Mr. Macy testifies he believes Kris is Santa and fires Sawyer on the spot. Dr. Pierce testifies that an X-ray machine arrived at Maplewood with a card reading "Merry Christmas from Kris Kringle," fulfilling a wish he told no one. Jim testifies to Kris's uncanny bond with reindeer. Fred subpoenas Mara's seven-year-old son, Thomas Mara Jr., who tells the court Santa exists because "my Daddy told me so." Cornered, Mara concedes Santa's existence but demands authoritative proof that Kris is the one and only Santa.

That evening, Susan writes Kris a letter saying she believes he is Santa. Doris, moved, adds a footnote: "I believe in you, too." She mails it to Kris Kringle at the New York County Court House. At the post office, a mail sorter realizes Kris is a legitimate recipient for the thousands of undeliverable Santa Claus letters and orders trucks to deliver them all to the courthouse.

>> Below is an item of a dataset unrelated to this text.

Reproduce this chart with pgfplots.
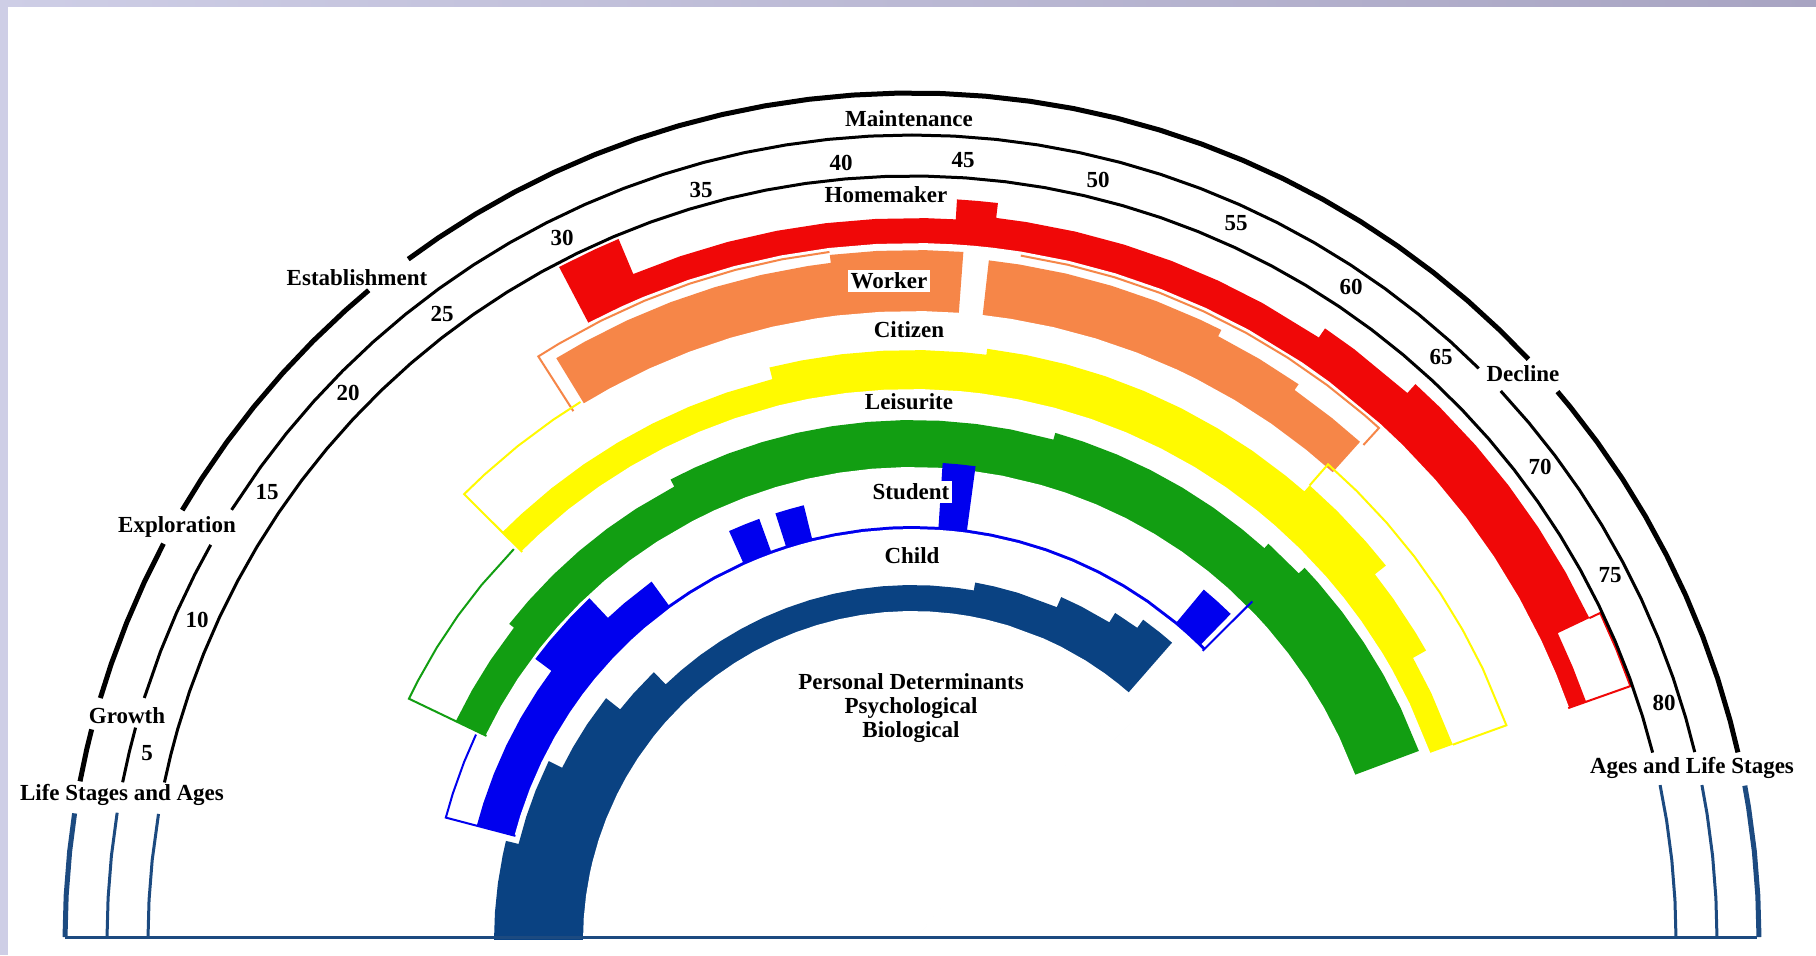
\documentclass[border=0pt]{standalone}
\usepackage{pgfplots}
\usepackage{pgfplotstable}
\pgfplotsset{compat=1.18}
\usepackage{fontspec}
\setmainfont{Liberation Serif}

\definecolor{hmred}{RGB}{240,8,8}
\definecolor{wkorange}{RGB}{246,134,72}
\definecolor{czyellow}{RGB}{255,250,0}
\definecolor{lsgreen}{RGB}{18,158,18}
\definecolor{stblue}{RGB}{0,0,238}
\definecolor{chnavy}{RGB}{10,66,130}
\definecolor{basenavy}{RGB}{28,74,128}
\definecolor{lavL}{RGB}{206,206,230}
\definecolor{lavR}{RGB}{168,164,194}

% role bands: a = age, ri / ro = inner / outer radius (px from the centre);
% first and last rows sit at the centre so that each table closes as a wedge
\pgfplotstableread{
a ri ro
29.5 0 0
29.5 696 760
31 696 760
32 696 760
32 696 722
34 696 722
36 696 722
38 696 722
40 696 722
42 696 722
44 696 722
45.2 696 722
45.2 696 742
46 696 742
46.8 696 742
46.8 696 727
48 696 727
50 696 727
52 696 727
54 696 727
56 696 727
58 696 727
60.6 696 727
60.6 696 738
62 696 738
64.7 696 738
64.7 696 750
66 696 750
68 696 750
70 696 750
72 696 750
74 696 750
76 696 750
76 696 715
77.5 696 715
79 696 715
79 0 0
}\tRed

\pgfplotstableread{
a ri ro
27.6 0 0
27.6 628 682
29 628 682
31 628 682
33 628 682
35 628 682
37 628 682
39 628 682
40 628 682
40 628 690
42 628 690
44 628 690
45.6 628 690
45.6 0 0
}\tOrA

\pgfplotstableread{
a ri ro
46.7 0 0
46.7 628 684
48 628 684
50 628 684
52 628 684
54 628 684
56 628 684
57 628 684
57 628 677
59 628 677
61 628 677
61 628 670
63 628 670
64.6 628 670
64.6 0 0
}\tOrB

\pgfplotstableread{
a ri ro
20.7 0 0
20.7 550 578
22 550 578
24 550 578
26 550 578
28 550 578
30 550 578
32 550 578
34 550 578
36.4 550 578
36.4 550 590
38 550 590
40 550 590
42 550 590
44 550 590
46 550 590
47.1 550 590
47.1 550 596
49 550 596
51 550 596
53 550 596
55 550 596
57 550 596
59 550 596
61 550 596
63 550 596
64.2 550 596
64.2 550 604
66 550 604
68 550 604
69.5 550 604
69.5 550 590
71 550 590
73 550 590
74 550 590
74 550 575
76 550 575
78.8 550 575
78.8 0 0
}\tYel

\pgfplotstableread{
a ri ro
11.0 0 0
11.0 472 506
13 472 506
15 472 506
17.3 472 506
17.3 472 512
19 472 512
21 472 512
23 472 512
25 472 512
27 472 512
29.5 472 512
29.5 472 520
31 472 520
33 472 520
35 472 520
37 472 520
39 472 520
41 472 520
43 472 520
45 472 520
47 472 520
49 472 520
51.4 472 520
51.4 472 527
53 472 527
55 472 527
57 472 527
59 472 527
61 472 527
63 472 527
64.6 472 527
64.6 472 533
66.9 472 533
66.9 472 541
68 472 541
70 472 541
72 472 541
74 472 541
76 472 541
78.5 472 541
78.5 0 0
}\tGrn

\pgfplotstableread{
a ri ro
5.5 0 0
5.5 410 450
7 410 450
9 410 450
11 410 450
13 410 450
15 410 450
16.6 410 450
16.6 410 470
18 410 470
20 410 470
21.6 410 470
21.6 410 443
23 410 443
25.3 410 443
25.3 410 414
27 410 414
29 410 414
31.3 410 414
31.3 410 448
32.4 410 448
33.4 410 448
33.4 410 414
34.5 410 414
34.5 410 448
35.5 410 448
36.4 410 448
36.4 410 414
38 410 414
40 410 414
42 410 414
43.5 410 414
45.3 410 414
45.3 410 478
46.3 410 478
47.3 410 478
47.3 410 414
49 410 414
51 410 414
53 410 414
55 410 414
57 410 414
59 410 414
61 410 414
63.5 410 414
63.5 410 456
64.6 410 456
65.8 410 456
65.8 410 414
66.2 410 414
66.2 0 0
}\tStu

\pgfplotstableread{
a ri ro
-1.9 0 0
-1.9 328 418
0 328 418
2 328 418
4 328 418
5 328 418
5 328 405
7 328 405
9 328 405
11.3 328 405
11.3 328 390
13 328 390
15 328 390
17.4 328 390
17.4 328 372
19 328 372
21.3 328 372
21.3 328 355
23 328 355
25 328 355
27 328 355
29 328 355
31 328 355
33 328 355
35 328 355
37 328 355
39 328 355
41 328 355
43 328 355
45 328 355
47 328 355
48.5 328 355
48.5 328 363
50 328 363
52 328 363
55.3 328 363
55.3 328 374
57 328 374
59.5 328 374
59.5 328 385
61.5 328 385
61.5 328 395
63 328 395
64.2 328 395
64.2 0 0
}\tChi

% age -> angle: 176.2 - 1.984*age degrees
\newcommand\bx[1]{\thisrow{#1}*cos(176.2-1.984*\thisrow{a})}
\newcommand\by[1]{\thisrow{#1}*sin(176.2-1.984*\thisrow{a})}
% a band = wedge out to ro in its colour, then a white wedge out to ri
\newcommand\band[2]{%
  \addplot[fill=#2, draw=none] table[x expr=\bx{ro}, y expr=\by{ro}] {#1} --cycle;
  \addplot[fill=white, draw=white, line width=1pt] table[x expr=\bx{ri}, y expr=\by{ri}] {#1} --cycle;
}
% outline: rows of age, radius
\newcommand\outl[2]{%
  \addplot[#1, line width=1pt, line join=miter] table[row sep=\\, x expr=\bx{r}, y expr=\by{r}] {a r\\ #2\\};
}
% frame ring: radius, style, list of angles
\newcommand\ring[3]{%
  \addplot[#2] table[row sep=\\, header=false,
    x expr={#1*cos(\thisrowno{0})}, y expr={#1*sin(\thisrowno{0})}] {#3\\};
}
\newcommand\lab{\fontsize{11.5}{12}\selectfont\bfseries}

\begin{document}
\begin{tikzpicture}
\begin{axis}[hide axis, scale only axis, width=908pt, height=477.5pt,
  xmin=-912, xmax=904, ymin=-15, ymax=940, clip=false]

% background and frame strips
\addplot[fill=white, draw=none] coordinates {(-912,-15) (904,-15) (904,940) (-912,940)} --cycle;
\addplot[draw=none, left color=lavL, right color=lavR] coordinates {(-912,933) (904,933) (904,940) (-912,940)} --cycle;
\addplot[fill=lavL, draw=none] coordinates {(-912,-15) (-904,-15) (-904,940) (-912,940)} --cycle;

% role bands, outermost first
\band{\tRed}{hmred}
\band{\tOrA}{wkorange}
\band{\tOrB}{wkorange}
\band{\tYel}{czyellow}
\band{\tGrn}{lsgreen}
\band{\tStu}{stblue}
\band{\tChi}{chnavy}

% open (outlined) parts of the roles
\outl{hmred}{76 750\\ 76 762\\ 77.5 762\\ 79 762\\ 79 696}
\outl{wkorange}{40 693\\ 38 693\\ 36 693\\ 34 693\\ 32 693\\ 30 693\\ 28 693\\ 27.0 693\\ 27.0 628}
\outl{wkorange}{48 693\\ 50 693\\ 52 693\\ 54 693\\ 56 693\\ 58 693\\ 60 693\\ 62 693\\ 64 693\\ 64.8 693\\ 64.8 670}
\outl{czyellow}{27.5 632\\ 26 632\\ 24 632\\ 22 632\\ 20.7 632\\ 20.7 550}
\outl{czyellow}{64.2 604\\ 64.2 632\\ 66 632\\ 68 632\\ 70 632\\ 72 632\\ 74 632\\ 76 632\\ 78.8 632\\ 78.8 575}
\outl{lsgreen}{20.5 558\\ 18 558\\ 16 558\\ 14 558\\ 12 558\\ 11.0 558\\ 11.0 472}
\outl{stblue}{10.8 482\\ 9 482\\ 7 482\\ 5.5 482\\ 5.5 410}
\outl{stblue}{66.2 410\\ 66.2 480}

% life-stage rings
\ring{847}{basenavy, line width=2.5pt}{0.2\\3\\6\\9\\10.5}
\ring{847}{black, line width=2.5pt}{12.8\\15\\18\\21\\24\\27\\30\\33\\36\\39\\40.35}
\ring{847}{black, line width=2.5pt}{43.3\\46\\49\\52\\55\\58\\61\\64\\67\\70\\73\\76\\79\\82\\85\\88\\91\\94\\97\\100\\103\\106\\109\\112\\115\\118\\121\\124\\126.5}
\ring{847}{black, line width=2.5pt}{129.9\\132\\135\\138\\141\\144\\147\\149.5}
\ring{847}{black, line width=2.5pt}{152.1\\155\\158\\161\\163.4}
\ring{847}{black, line width=2.5pt}{165.6\\167\\169.2}
\ring{847}{basenavy, line width=2.5pt}{171.4\\174\\177\\179.8}

\ring{805}{basenavy, line width=1.5pt}{0.2\\3\\6\\9\\11.1}
\ring{805}{black, line width=1.5pt}{13.5\\16\\19\\22\\25\\28\\31\\34\\37\\40\\43.0}
\ring{805}{black, line width=1.5pt}{45.25\\48\\51\\54\\57\\60\\63\\66\\69\\72\\75\\78\\81\\84\\87\\90\\93\\96\\99\\102\\105\\108\\111\\114\\117\\120\\123\\126\\129\\132\\135\\138\\141\\144\\147.7}
\ring{805}{black, line width=1.5pt}{150.6\\153\\156\\159\\162.5}
\ring{805}{black, line width=1.5pt}{164.7\\166.5\\168.7}
\ring{805}{basenavy, line width=1.5pt}{170.9\\174\\177\\179.8}

\ring{764}{basenavy, line width=1.5pt}{0.2\\3\\6\\9\\11.7}
\ring{764}{black, line width=1.5pt}{14.2\\17\\20\\23\\26\\29\\32\\35\\38\\41\\44\\47\\50\\53\\56\\59\\62\\65\\68\\71\\74\\77\\80\\83\\86\\89\\92\\95\\98\\101\\104\\107\\110\\113\\116\\119\\122\\125\\128\\131\\134\\137\\140\\143\\146\\149\\152\\155\\158\\161\\164\\166\\168.1}
\ring{764}{basenavy, line width=1.5pt}{170.5\\174\\177\\179.8}

% base line
\addplot[basenavy, line width=1.5pt] coordinates {(-847,3) (845,3)};

% labels
\node[font=\lab] at (axis cs:-3,821) {Maintenance};
\node[font=\lab] at (axis cs:-555,662) {Establishment};
\node[font=\lab] at (axis cs:-735,413) {Exploration};
\node[font=\lab] at (axis cs:-785,224) {Growth};
\node[font=\lab] at (axis cs:-790,145) {Life Stages and Ages};
\node[font=\lab] at (axis cs:611,566) {Decline};
\node[font=\lab] at (axis cs:780,172) {Ages and Life Stages};
\node[font=\lab] at (axis cs:-26,745) {Homemaker};
\node[font=\lab, fill=white, inner sep=1.5pt] at (axis cs:-23,659) {Worker};
\node[font=\lab] at (axis cs:-3,610) {Citizen};
\node[font=\lab] at (axis cs:-3,538) {Leisurite};
\node[font=\lab, fill=white, inner sep=1.5pt] at (axis cs:-1,448) {Student};
\node[font=\lab] at (axis cs:0,384) {Child};
\node[font=\lab, align=center] at (axis cs:-1,232) {Personal Determinants\\Psychological\\Biological};

% ages
\node[font=\lab] at (axis cs:-765,187) {5};
\node[font=\lab] at (axis cs:-715,320) {10};
\node[font=\lab] at (axis cs:-645,448) {15};
\node[font=\lab] at (axis cs:-564,547) {20};
\node[font=\lab] at (axis cs:-470,626) {25};
\node[font=\lab] at (axis cs:-350,702) {30};
\node[font=\lab] at (axis cs:-211,750) {35};
\node[font=\lab] at (axis cs:-71,777) {40};
\node[font=\lab] at (axis cs:51,780) {45};
\node[font=\lab] at (axis cs:186,760) {50};
\node[font=\lab] at (axis cs:324,717) {55};
\node[font=\lab] at (axis cs:439,653) {60};
\node[font=\lab] at (axis cs:529,583) {65};
\node[font=\lab] at (axis cs:628,473) {70};
\node[font=\lab] at (axis cs:698,365) {75};
\node[font=\lab] at (axis cs:752,237) {80};
\end{axis}
\end{tikzpicture}
\end{document}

On Christmas Eve, Fred presents letters addressed to Santa Claus that the Post Office delivered to Kris, arguing that a competent federal authority recognizes Kris as the one and only Santa Claus. When the prosecutor objects that three letters prove nothing, the Judge orders Fred to produce his remaining exhibits. Attendants wheel in hand trucks loaded with mail bags until the bench is nearly buried. Judge Harper rules that the United States of America believes this man is Santa Claus and dismisses the case. Kris thanks the Judge and vanishes into the snowy evening.

On Christmas morning, Susan finds presents but no house. She cries, declaring Kris is not really Santa. Doris echoes Fred's words: Faith means believing when common sense tells you not to. Susan chants, "I believe, I believe, I believe." Kris calls Fred and asks him to bring Doris and Susan. Fred collects them and, following Kris's directions through snowy suburbs, they pass a house that makes Susan scream: It is the exact house from her magazine clipping. She runs inside, confirming every room. A "For Sale" sign stands on the lawn. Fred and Doris embrace. Then Fred notices a cane by the fireplace, identical to the one Kris always carries. Doris insists it was left by the previous tenants. Fred scratches his head, wondering aloud whether perhaps he did not do anything so wonderful after all.